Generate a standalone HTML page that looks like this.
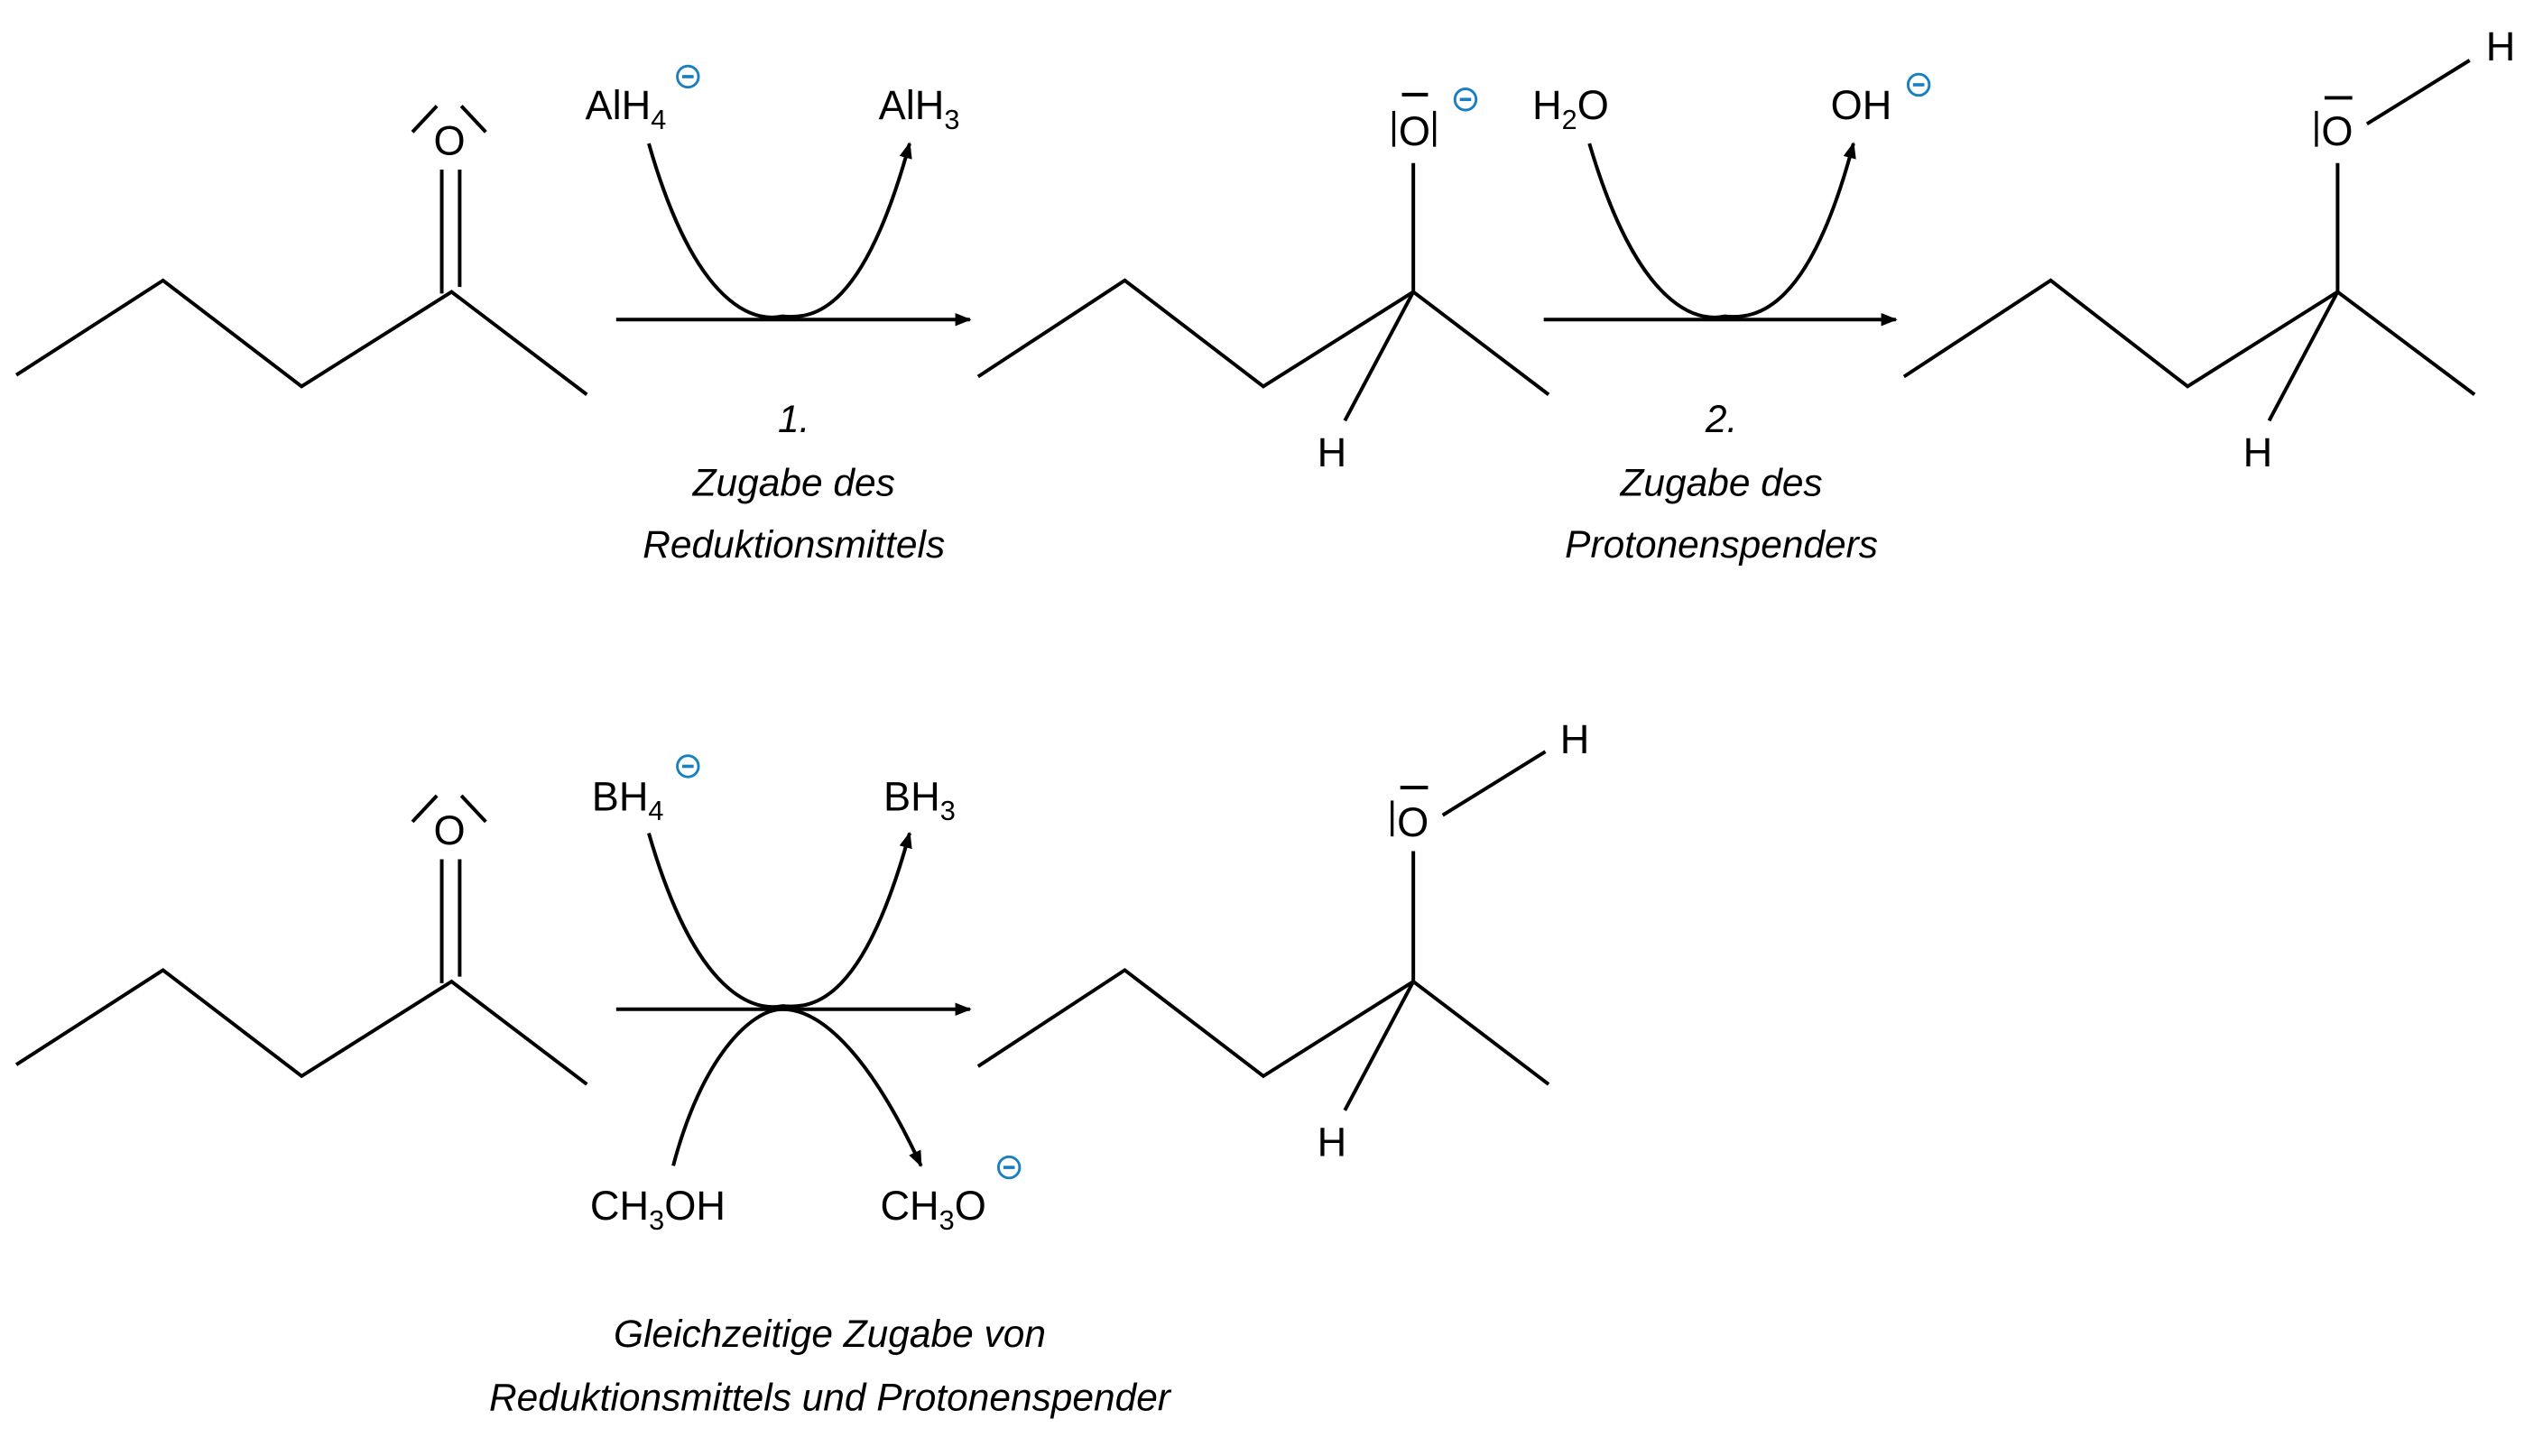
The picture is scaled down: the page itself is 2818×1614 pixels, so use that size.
<!DOCTYPE html>
<html><head><meta charset="utf-8">
<style>
html,body{margin:0;padding:0;background:#fff;}
svg{display:block;}
text{font-family:"Liberation Sans",sans-serif;fill:#000;}
.it{font-style:italic;font-size:23.5px;text-anchor:middle;}
.at{font-size:25px;}
.sub{font-size:17px;}
.min{fill:none;stroke:#1a7fc1;stroke-width:1.6;}
</style></head><body>
<svg width="2818" height="1614" viewBox="0 0 1560 893" preserveAspectRatio="none" xmlns="http://www.w3.org/2000/svg">
<defs>
<marker id="ah" markerWidth="10" markerHeight="8" refX="9" refY="4" orient="auto" markerUnits="userSpaceOnUse">
<path d="M0,0 L10,4 L0,8 z" fill="#000"/>
</marker>
<g id="minus"><circle cx="0" cy="0" r="6.5" class="min"/><line x1="-3.5" y1="0" x2="3.5" y2="0" stroke="#1a7fc1" stroke-width="2"/></g>
</defs>
<g fill="none" stroke="#000" stroke-width="2.2">
<polyline points="10,230 100,172 185,237 277,179 360,242"/>
<line x1="271" y1="104" x2="271" y2="180"/><line x1="282" y1="104" x2="282" y2="176"/>
<line x1="253" y1="81" x2="268" y2="65"/><line x1="283" y1="65" x2="298" y2="81"/>
<line x1="378" y1="196" x2="595" y2="196" marker-end="url(#ah)"/>
<path d="M398,88 C430,200 470,196 480,194 C500,196 530,190 558,88" marker-end="url(#ah)"/>
<polyline points="600,231 690,172 775,237 867,179 950,242"/>
<line x1="867" y1="179" x2="867" y2="100"/>
<line x1="867" y1="179" x2="825" y2="258"/>
<line x1="860" y1="58" x2="876" y2="58"/>
<line x1="855" y1="68" x2="855" y2="90" stroke-width="1.8"/><line x1="880" y1="68" x2="880" y2="90" stroke-width="1.8"/>
<line x1="947" y1="196" x2="1163" y2="196" marker-end="url(#ah)"/>
<path d="M975,88 C1008,200 1048,196 1058,194 C1078,196 1110,190 1137,88" marker-end="url(#ah)"/>
<polyline points="1168,231 1258,172 1342,237 1434,179 1518,242"/>
<line x1="1434" y1="179" x2="1434" y2="100"/>
<line x1="1434" y1="179" x2="1392" y2="258"/>
<line x1="1426" y1="60" x2="1443" y2="60"/>
<line x1="1421" y1="68" x2="1421" y2="90" stroke-width="1.8"/>
<line x1="1452" y1="76" x2="1515" y2="37"/>
<polyline points="10,653 100,595 185,660 277,602 360,665"/>
<line x1="271" y1="527" x2="271" y2="603"/><line x1="282" y1="527" x2="282" y2="599"/>
<line x1="253" y1="504" x2="268" y2="488"/><line x1="283" y1="488" x2="298" y2="504"/>
<line x1="378" y1="619" x2="595" y2="619" marker-end="url(#ah)"/>
<path d="M398,511 C430,622 470,619 480,617 C500,619 530,613 558,511" marker-end="url(#ah)"/>
<path d="M413,715 C430,650 460,619 480,619 C505,619 535,650 565,715" marker-end="url(#ah)"/>
<polyline points="600,654 690,595 775,660 867,602 950,665"/>
<line x1="867" y1="602" x2="867" y2="522"/>
<line x1="867" y1="602" x2="825" y2="681"/>
<line x1="859" y1="483" x2="876" y2="483"/>
<line x1="854" y1="491" x2="854" y2="513" stroke-width="1.8"/>
<line x1="885" y1="500" x2="948" y2="461"/>
</g>
<text class="at" x="266" y="95">O</text>
<text class="at" x="359" y="73">AlH<tspan class="sub" dy="6">4</tspan></text>
<use href="#minus" x="422" y="47"/>
<text class="at" x="539" y="73">AlH<tspan class="sub" dy="6">3</tspan></text>
<text class="it" x="487" y="265">1.</text>
<text class="it" x="487" y="304">Zugabe des</text>
<text class="it" x="487" y="342">Reduktionsmittels</text>
<text class="at" x="858" y="89">O</text>
<use href="#minus" x="899" y="61"/>
<text class="at" x="808" y="286">H</text>
<text class="at" x="940" y="73">H<tspan class="sub" dy="6">2</tspan><tspan dy="-6">O</tspan></text>
<text class="at" x="1123" y="73">OH</text>
<use href="#minus" x="1177" y="52"/>
<text class="it" x="1056" y="265">2.</text>
<text class="it" x="1056" y="304">Zugabe des</text>
<text class="it" x="1056" y="342">Protonenspenders</text>
<text class="at" x="1424" y="89">O</text>
<text class="at" x="1376" y="286">H</text>
<text class="at" x="1525" y="37">H</text>
<text class="at" x="266" y="518">O</text>
<text class="at" x="363" y="497">BH<tspan class="sub" dy="6">4</tspan></text>
<use href="#minus" x="422" y="470"/>
<text class="at" x="542" y="497">BH<tspan class="sub" dy="6">3</tspan></text>
<text class="at" x="362" y="748">CH<tspan class="sub" dy="6">3</tspan><tspan dy="-6">OH</tspan></text>
<text class="at" x="540" y="748">CH<tspan class="sub" dy="6">3</tspan><tspan dy="-6">O</tspan></text>
<use href="#minus" x="619" y="716"/>
<text class="it" x="509" y="826">Gleichzeitige Zugabe von</text>
<text class="it" x="509" y="865">Reduktionsmittels und Protonenspender</text>
<text class="at" x="857" y="513">O</text>
<text class="at" x="808" y="709">H</text>
<text class="at" x="957" y="462">H</text>
</svg>
</body></html>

================================

SET EXERCISE: Set the data above down again exactly as given, with no pictures.

ANSWER:
Generate a standalone HTML page that looks like this.
The picture is scaled down: the page itself is 2818×1614 pixels, so use that size.
<!DOCTYPE html>
<html><head><meta charset="utf-8">
<style>
html,body{margin:0;padding:0;background:#fff;}
svg{display:block;}
text{font-family:"Liberation Sans",sans-serif;fill:#000;}
.it{font-style:italic;font-size:23.5px;text-anchor:middle;}
.at{font-size:25px;}
.sub{font-size:17px;}
.min{fill:none;stroke:#1a7fc1;stroke-width:1.6;}
</style></head><body>
<svg width="2818" height="1614" viewBox="0 0 1560 893" preserveAspectRatio="none" xmlns="http://www.w3.org/2000/svg">
<defs>
<marker id="ah" markerWidth="10" markerHeight="8" refX="9" refY="4" orient="auto" markerUnits="userSpaceOnUse">
<path d="M0,0 L10,4 L0,8 z" fill="#000"/>
</marker>
<g id="minus"><circle cx="0" cy="0" r="6.5" class="min"/><line x1="-3.5" y1="0" x2="3.5" y2="0" stroke="#1a7fc1" stroke-width="2"/></g>
</defs>
<g fill="none" stroke="#000" stroke-width="2.2">
<polyline points="10,230 100,172 185,237 277,179 360,242"/>
<line x1="271" y1="104" x2="271" y2="180"/><line x1="282" y1="104" x2="282" y2="176"/>
<line x1="253" y1="81" x2="268" y2="65"/><line x1="283" y1="65" x2="298" y2="81"/>
<line x1="378" y1="196" x2="595" y2="196" marker-end="url(#ah)"/>
<path d="M398,88 C430,200 470,196 480,194 C500,196 530,190 558,88" marker-end="url(#ah)"/>
<polyline points="600,231 690,172 775,237 867,179 950,242"/>
<line x1="867" y1="179" x2="867" y2="100"/>
<line x1="867" y1="179" x2="825" y2="258"/>
<line x1="860" y1="58" x2="876" y2="58"/>
<line x1="855" y1="68" x2="855" y2="90" stroke-width="1.8"/><line x1="880" y1="68" x2="880" y2="90" stroke-width="1.8"/>
<line x1="947" y1="196" x2="1163" y2="196" marker-end="url(#ah)"/>
<path d="M975,88 C1008,200 1048,196 1058,194 C1078,196 1110,190 1137,88" marker-end="url(#ah)"/>
<polyline points="1168,231 1258,172 1342,237 1434,179 1518,242"/>
<line x1="1434" y1="179" x2="1434" y2="100"/>
<line x1="1434" y1="179" x2="1392" y2="258"/>
<line x1="1426" y1="60" x2="1443" y2="60"/>
<line x1="1421" y1="68" x2="1421" y2="90" stroke-width="1.8"/>
<line x1="1452" y1="76" x2="1515" y2="37"/>
<polyline points="10,653 100,595 185,660 277,602 360,665"/>
<line x1="271" y1="527" x2="271" y2="603"/><line x1="282" y1="527" x2="282" y2="599"/>
<line x1="253" y1="504" x2="268" y2="488"/><line x1="283" y1="488" x2="298" y2="504"/>
<line x1="378" y1="619" x2="595" y2="619" marker-end="url(#ah)"/>
<path d="M398,511 C430,622 470,619 480,617 C500,619 530,613 558,511" marker-end="url(#ah)"/>
<path d="M413,715 C430,650 460,619 480,619 C505,619 535,650 565,715" marker-end="url(#ah)"/>
<polyline points="600,654 690,595 775,660 867,602 950,665"/>
<line x1="867" y1="602" x2="867" y2="522"/>
<line x1="867" y1="602" x2="825" y2="681"/>
<line x1="859" y1="483" x2="876" y2="483"/>
<line x1="854" y1="491" x2="854" y2="513" stroke-width="1.8"/>
<line x1="885" y1="500" x2="948" y2="461"/>
</g>
<text class="at" x="266" y="95">O</text>
<text class="at" x="359" y="73">AlH<tspan class="sub" dy="6">4</tspan></text>
<use href="#minus" x="422" y="47"/>
<text class="at" x="539" y="73">AlH<tspan class="sub" dy="6">3</tspan></text>
<text class="it" x="487" y="265">1.</text>
<text class="it" x="487" y="304">Zugabe des</text>
<text class="it" x="487" y="342">Reduktionsmittels</text>
<text class="at" x="858" y="89">O</text>
<use href="#minus" x="899" y="61"/>
<text class="at" x="808" y="286">H</text>
<text class="at" x="940" y="73">H<tspan class="sub" dy="6">2</tspan><tspan dy="-6">O</tspan></text>
<text class="at" x="1123" y="73">OH</text>
<use href="#minus" x="1177" y="52"/>
<text class="it" x="1056" y="265">2.</text>
<text class="it" x="1056" y="304">Zugabe des</text>
<text class="it" x="1056" y="342">Protonenspenders</text>
<text class="at" x="1424" y="89">O</text>
<text class="at" x="1376" y="286">H</text>
<text class="at" x="1525" y="37">H</text>
<text class="at" x="266" y="518">O</text>
<text class="at" x="363" y="497">BH<tspan class="sub" dy="6">4</tspan></text>
<use href="#minus" x="422" y="470"/>
<text class="at" x="542" y="497">BH<tspan class="sub" dy="6">3</tspan></text>
<text class="at" x="362" y="748">CH<tspan class="sub" dy="6">3</tspan><tspan dy="-6">OH</tspan></text>
<text class="at" x="540" y="748">CH<tspan class="sub" dy="6">3</tspan><tspan dy="-6">O</tspan></text>
<use href="#minus" x="619" y="716"/>
<text class="it" x="509" y="826">Gleichzeitige Zugabe von</text>
<text class="it" x="509" y="865">Reduktionsmittels und Protonenspender</text>
<text class="at" x="857" y="513">O</text>
<text class="at" x="808" y="709">H</text>
<text class="at" x="957" y="462">H</text>
</svg>
</body></html>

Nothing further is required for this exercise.